These days, some of the best stories a manufacturing CEO can tell are about the purpose of their companies. And when it comes to the power of an overarching narrative that provides not only a raison d’etre for a business enterprise but also something that will engage and inspire American consumers, there may be no better story right now than Newlight Technologies.
That’s because Mark Herrema started his Orange County, California, company for the very reason of helping solve the world’s struggle with climate change. In the process of “starting with why,” Herrema discovered, developed and has commercialized an industrial powder made out of aquatic microorganisms that suck greenhouse gases out of the atmosphere.
Other CEOs might be able to learn from Herrema’s success in creating a purpose for Newlight this compelling to modern consumers. Even if companies aren’t producing something as pristine as a carbon-negative plastic substitute, leaders must strive to reshape their products and processes to fit the often-overriding sustainability concerns of today’s public – and then effectively tell them about it.
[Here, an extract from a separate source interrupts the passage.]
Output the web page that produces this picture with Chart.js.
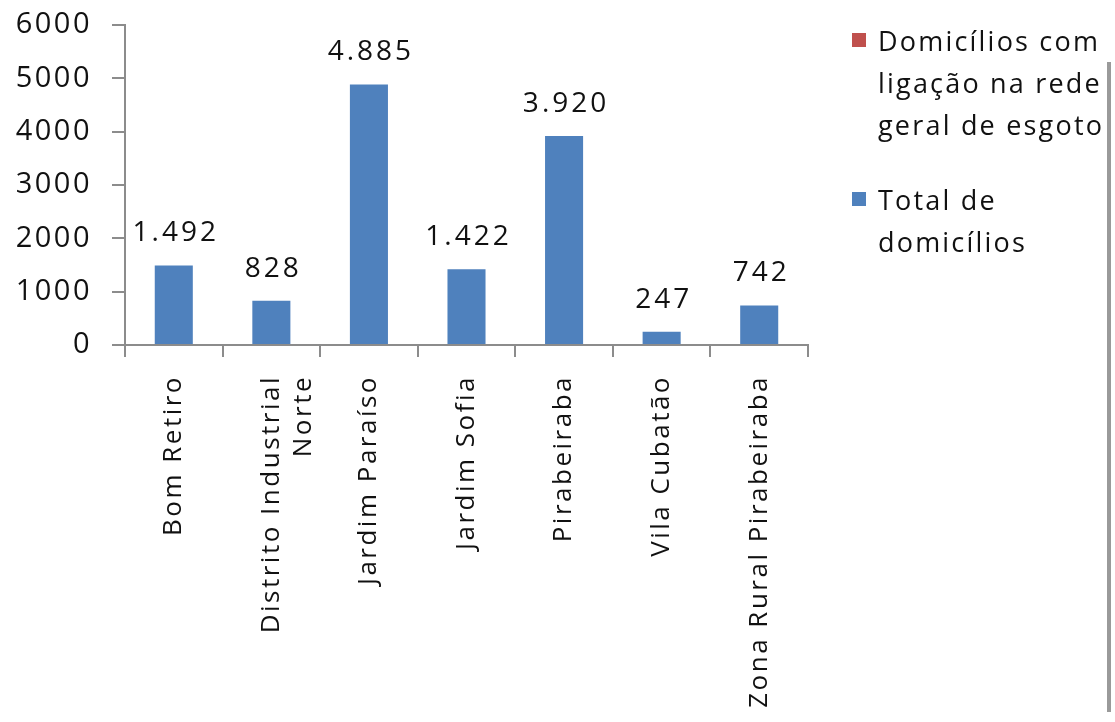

Newlight’s ingredient, AirCarbon, represents an ultimate sort of sublimation of an environmental problem into not only a plus for sustainability but also a commercial solution. This year, Target Stores debuted Newlight’s Restore brand of disposable, completely biodegradable straws and cutlery made out of AirCarbon, just as more and more Americans – many riveted by concern about mounting plastic wastes around the globe — are looking for environmentally friendly foodware products.
“We had a theory that if we could use greenhouse gas as a source for making a product, and if we could compete on a performance basis relative to incumbent materials, there would be a big market, and we could give consumers a pathway to healing the environment,” Herrema told Chief Executive.
Next up: a wider variety of foodware products and a diversification into AirCarbon-based handbags, wallets and eyewear. “Our mission is to help see the end of accumulation of plastics in the ocean in this generation,” Herrema said. “In the next five to seven years, we want to roll out [entries] into more than 90 percent of the product types that end up in the ocean, to show there is a pathway for coming close to ending this problem.”
What Newlight manufactures is a fine white powder that can be melted and used as a replacement for plastic in many applications. “But if it ends up in nature,” Herrema explained, “nature recognizes it as a food source and consumes it.” AirCarbon is a polyhydroxybutyrate, or PHB, a biopolyester that is a member of the PHA family and is produced in many microorganisms as energy and carbon-storeage compounds.
AirCarbon is producing 24-piece packs of wrapped straws for Target and three-piece cutlery packs with a natural fiber carrying case. They’re now sold at Target Stores nationwide and online. SCS Global Services has certified the products as carbon-negative, meaning that they reduce the net amount of carbon in the air through production.
Herrema graduated from Princeton University in 2004 with a determination to do exactly what he’s done. “People were talking about taxing and burying carbon then, but nowhere near the extent of today,” he said. It took about a decade for Newlight to develop and perfect the technology behind AirCarbon, and when Herrema revealed it, he said, “We had outreach from many different brands wanting to use our carbon. There were 50 different projects running in 50 different directions right away.” Herrema chose foodware, he said, “because that’s responsible for most of the products accumulating in the ocean.”
With about 90 employees, Newlight Technologies is pursuing Herrema’s narrative. Now he’s finding out if consumers want to do the same.